Quand enfin il prend la « route », après une scène d’adieux avec sa femme qui est une des très belles du film, le film prend véritablement son envol et devient plus poétique. Très vite, Michel fait la rencontre de toute une tribu de doux dingues, une mère nourricière (Agnès Jaoui) qui le fournit généreusement en absinthe et autres canards confits, une affriolante mais romantique serveuse (Vimala Pons) ou encore un client « tati-esque » tout en langage du corps incarné par le toujours excellent Michel Vuillermoz. Les desseins de Michel se dessinent alors avec de plus en plus de précision : un voyage immobile fera l’affaire, du moment qu’il est pris en charge par la chaleur de ses nouveaux amis : n’avoir pas de tabou, ni le flirt, ni les beuveries à l’absinthe, ni les retours en enfance (dire bonne nuit à tous les objets qui l’entourent auraient pu être ridicules, et pourtant ça ne l’est pas)… vivre une vie légère, légère, comme un kayak sur lequel des ailes auraient poussé…
C’est une excellente comédie, une comédie poétique, avec de belles trouvailles comme cette séquence aux post-its à la volupté sybaritique. Ou encore le mémorable caméo de Pierre Arditi, délicieux d’auto-dérision. Mais au-delà de la drôlerie, il est émouvant de suivre cet homme maladroit que toutes les femmes du film ont plaisir à tirer d’un mauvais pas, et qui prend plaisir à se laisser secourir par elles. Un homme qui vit en parfaite harmonie aussi bien avec la femme qu’avec la nature.

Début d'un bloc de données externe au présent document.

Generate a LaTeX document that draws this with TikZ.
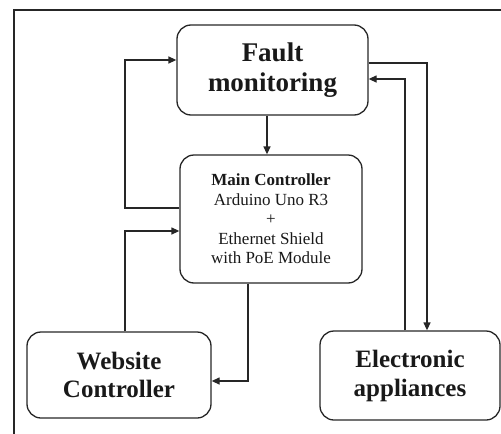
\documentclass[tikz,border=0pt]{standalone}
\usepackage{fontspec}
\setmainfont{Liberation Serif}
\usetikzlibrary{arrows.meta}
\begin{document}
\begin{tikzpicture}[x=1pt,y=-1pt,line width=1.3pt,draw=black!85,
    blk/.style={draw,rounded corners=14pt,align=center,inner sep=0pt,text=black!90},
    >={Triangle[length=8pt,width=7pt]}]
  \useasboundingbox (0,0) rectangle (501,434);
  % frame
  \draw[line width=1.2pt] (501,10) -- (14,10) -- (14,434);
  % blocks
  \node[blk,minimum width=191pt,minimum height=90pt,font=\fontsize{27}{30}\selectfont\bfseries] (fault) at (272.5,70) {Fault\\monitoring};
  \node[blk,minimum width=182pt,minimum height=128pt,font=\fontsize{17}{19.5}\selectfont] (main) at (271,219) {\textbf{Main Controller}\\Arduino Uno R3\\+\\Ethernet Shield\\with PoE Module};
  \node[blk,minimum width=184pt,minimum height=86pt,font=\fontsize{25}{28}\selectfont\bfseries] (web) at (119,375) {Website\\Controller};
  \node[blk,minimum width=180pt,minimum height=89pt,font=\fontsize{25}{29}\selectfont\bfseries] (elec) at (410,375.5) {Electronic\\appliances};
  % bend points
  \coordinate (a) at (125,208);
  \coordinate (b) at (125,60);
  \coordinate (c) at (125,231);
  \coordinate (d) at (248,381);
  \coordinate (e) at (427,63);
  \coordinate (f) at (405,79);
  \coordinate (g) at (267,0);
  % connectors
  \draw[->] (fault.south -| g) -- (main.north -| g);
  \draw[->] (main.west |- a) -- (a) -- (b) -- (fault.west |- b);
  \draw[->] (web.north -| c) -- (c) -- (main.west |- c);
  \draw[->] (main.south -| d) -- (d) -- (web.east |- d);
  \draw[->] (fault.east |- e) -- (e) -- (elec.north -| e);
  \draw[->] (elec.north -| f) -- (f) -- (fault.east |- f);
\end{tikzpicture}
\end{document}
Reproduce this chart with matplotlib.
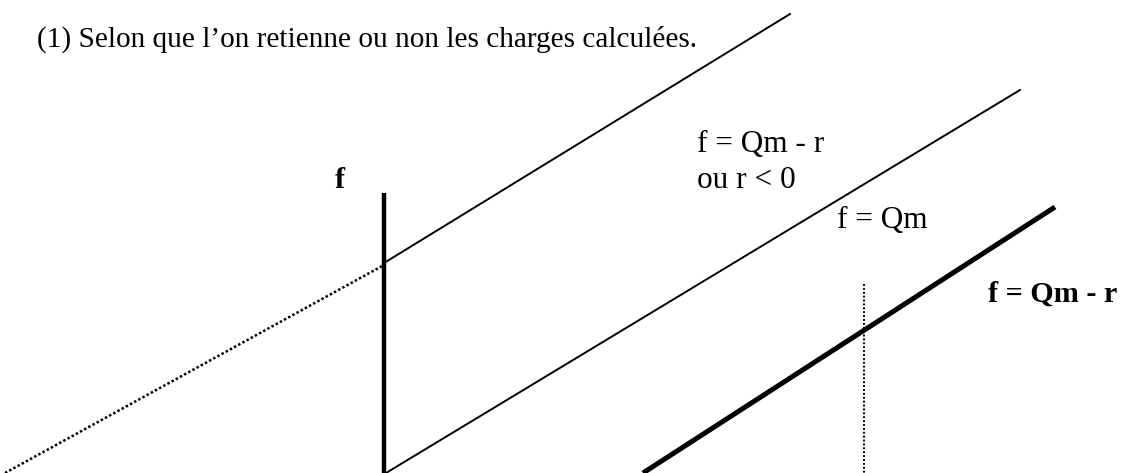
import matplotlib.pyplot as plt

AXE_F_X = [384, 384]
AXE_F_Y = [193, 473]

DROITE_HAUTE_X = [384, 790]
DROITE_HAUTE_Y = [263, 14]

PROLONGEMENT_X = [5, 384]
PROLONGEMENT_Y = [473, 265]

DROITE_QM_X = [386, 1020]
DROITE_QM_Y = [473, 90]

DROITE_QM_R_X = [643, 1055]
DROITE_QM_R_Y = [473, 207]

REPERE_X = [864, 864]
REPERE_Y = [284, 473]

NOTE = "(1) Selon que l\u2019on retienne ou non les charges calcul\u00e9es."
LIBELLES = ["f = Qm - r", "ou r < 0", "f = Qm"]
LIBELLES_GRAS = ["f", "f = Qm - r"]


def main() -> None:
    plt.rcParams["font.family"] = ["Liberation Serif", "DejaVu Serif"]

    fig = plt.figure(figsize=(11.27, 4.73), dpi=100)
    ax = fig.add_axes([0, 0, 1, 1])
    ax.set_xlim(0, 1127)
    ax.set_ylim(473, 0)
    ax.axis("off")

    ax.plot(AXE_F_X, AXE_F_Y, color="black", linewidth=3.2, solid_capstyle="butt")
    ax.plot(DROITE_HAUTE_X, DROITE_HAUTE_Y, color="black", linewidth=1.4)
    ax.plot(PROLONGEMENT_X, PROLONGEMENT_Y, color="black", linewidth=1.8,
            linestyle=(0, (1, 0.9)))
    ax.plot(DROITE_QM_X, DROITE_QM_Y, color="black", linewidth=1.4)
    ax.plot(DROITE_QM_R_X, DROITE_QM_R_Y, color="black", linewidth=3.6,
            solid_capstyle="butt")
    ax.plot(REPERE_X, REPERE_Y, color="black", linewidth=1.4,
            linestyle=(0, (1, 1)))

    ax.text(37, 47, NOTE, fontsize=21.1, va="baseline", ha="left")
    ax.text(697, 152, LIBELLES[0], fontsize=22.5, va="baseline", ha="left")
    ax.text(697, 188, LIBELLES[1], fontsize=22.5, va="baseline", ha="left")
    ax.text(837, 228, LIBELLES[2], fontsize=22.5, va="baseline", ha="left")
    ax.text(335, 188, LIBELLES_GRAS[0], fontsize=21.7, va="baseline",
            ha="left", fontweight="bold")
    ax.text(988, 302, LIBELLES_GRAS[1], fontsize=21.7, va="baseline",
            ha="left", fontweight="bold")

    fig.savefig("out.png", dpi=100)
    plt.close(fig)


if __name__ == "__main__":
    main()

Même si l’ensemble de la distribution est globalement satisfaisant, Sandrine Kiberlain aussi à l’aise dans ces rôles comiques que dans des parts plus dramatiques ; Agnès Jaoui déployant un plaisir de jouer qu’on ne lui a pas connu depuis un certain temps, ou encore Vimala Pons, l’étoile montante de ces derniers mois, le film laisse cependant penser que la complicité des frères Podalydès aurait amené une valeur ajoutée au film si le rôle de Michel avait été attribué à Denis, d’autant plus que le jeu de ce dernier, plus rassemblé, plus décalé aussi, aurait, comme dans Adieu Berthe, rendu le film encore plus burlesque tout en lui donnant davantage de mystère.